Each line from the top of the listing through the one holding "black = [0, 52, 104, 156, 207, 259, 311]" should be restated word for word, with nothing added and no pictures.

____________________

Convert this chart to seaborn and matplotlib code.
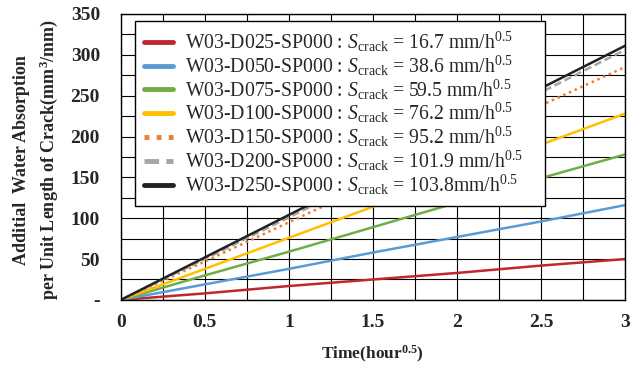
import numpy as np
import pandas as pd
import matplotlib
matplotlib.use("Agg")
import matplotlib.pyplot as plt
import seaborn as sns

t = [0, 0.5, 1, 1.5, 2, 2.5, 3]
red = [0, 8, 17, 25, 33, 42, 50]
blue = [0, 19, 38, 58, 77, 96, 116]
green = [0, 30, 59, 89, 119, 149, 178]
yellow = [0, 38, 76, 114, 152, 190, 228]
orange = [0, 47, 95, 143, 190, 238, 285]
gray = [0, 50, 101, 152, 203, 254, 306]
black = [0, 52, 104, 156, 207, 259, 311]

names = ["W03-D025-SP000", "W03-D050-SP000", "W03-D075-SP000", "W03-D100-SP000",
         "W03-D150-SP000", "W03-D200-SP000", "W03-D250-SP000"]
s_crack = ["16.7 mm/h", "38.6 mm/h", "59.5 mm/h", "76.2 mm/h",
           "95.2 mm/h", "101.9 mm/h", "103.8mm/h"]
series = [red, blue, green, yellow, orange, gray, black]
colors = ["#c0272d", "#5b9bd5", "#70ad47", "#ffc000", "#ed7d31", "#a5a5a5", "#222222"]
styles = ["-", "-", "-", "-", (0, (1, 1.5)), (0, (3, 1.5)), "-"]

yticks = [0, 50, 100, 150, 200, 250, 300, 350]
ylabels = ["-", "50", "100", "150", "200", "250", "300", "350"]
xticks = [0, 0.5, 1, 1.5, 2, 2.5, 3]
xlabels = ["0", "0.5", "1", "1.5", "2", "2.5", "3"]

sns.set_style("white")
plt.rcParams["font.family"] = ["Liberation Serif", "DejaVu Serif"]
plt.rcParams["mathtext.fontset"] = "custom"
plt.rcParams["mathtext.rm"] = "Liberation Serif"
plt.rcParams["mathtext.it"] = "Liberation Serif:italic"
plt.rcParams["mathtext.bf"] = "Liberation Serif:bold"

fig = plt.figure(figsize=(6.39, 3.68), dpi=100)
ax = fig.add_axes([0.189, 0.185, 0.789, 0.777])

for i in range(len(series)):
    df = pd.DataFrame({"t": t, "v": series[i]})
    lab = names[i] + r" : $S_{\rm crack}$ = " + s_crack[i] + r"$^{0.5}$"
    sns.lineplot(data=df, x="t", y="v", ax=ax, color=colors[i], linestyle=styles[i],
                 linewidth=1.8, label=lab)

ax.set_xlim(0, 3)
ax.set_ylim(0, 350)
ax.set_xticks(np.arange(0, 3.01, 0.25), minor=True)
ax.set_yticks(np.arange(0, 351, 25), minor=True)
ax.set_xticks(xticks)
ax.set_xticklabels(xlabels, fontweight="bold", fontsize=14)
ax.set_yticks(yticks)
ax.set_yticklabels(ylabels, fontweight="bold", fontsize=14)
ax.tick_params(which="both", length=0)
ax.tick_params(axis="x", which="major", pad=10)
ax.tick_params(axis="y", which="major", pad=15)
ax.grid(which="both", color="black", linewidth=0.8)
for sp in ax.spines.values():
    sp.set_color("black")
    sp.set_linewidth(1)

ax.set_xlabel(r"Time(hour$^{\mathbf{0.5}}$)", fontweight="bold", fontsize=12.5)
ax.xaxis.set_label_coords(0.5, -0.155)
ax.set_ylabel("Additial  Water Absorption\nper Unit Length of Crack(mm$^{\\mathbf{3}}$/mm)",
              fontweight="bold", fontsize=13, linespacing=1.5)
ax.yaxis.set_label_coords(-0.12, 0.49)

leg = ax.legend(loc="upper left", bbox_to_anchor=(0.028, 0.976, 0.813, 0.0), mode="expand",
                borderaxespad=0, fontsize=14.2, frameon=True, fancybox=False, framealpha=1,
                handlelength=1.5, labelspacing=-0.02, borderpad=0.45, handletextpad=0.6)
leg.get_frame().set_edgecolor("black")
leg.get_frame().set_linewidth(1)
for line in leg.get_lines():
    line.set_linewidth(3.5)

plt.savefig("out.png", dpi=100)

____________________

WRITTEN RESPONSE
Convert this chart to seaborn and matplotlib code.
import numpy as np
import pandas as pd
import matplotlib
matplotlib.use("Agg")
import matplotlib.pyplot as plt
import seaborn as sns

t = [0, 0.5, 1, 1.5, 2, 2.5, 3]
red = [0, 8, 17, 25, 33, 42, 50]
blue = [0, 19, 38, 58, 77, 96, 116]
green = [0, 30, 59, 89, 119, 149, 178]
yellow = [0, 38, 76, 114, 152, 190, 228]
orange = [0, 47, 95, 143, 190, 238, 285]
gray = [0, 50, 101, 152, 203, 254, 306]
black = [0, 52, 104, 156, 207, 259, 311]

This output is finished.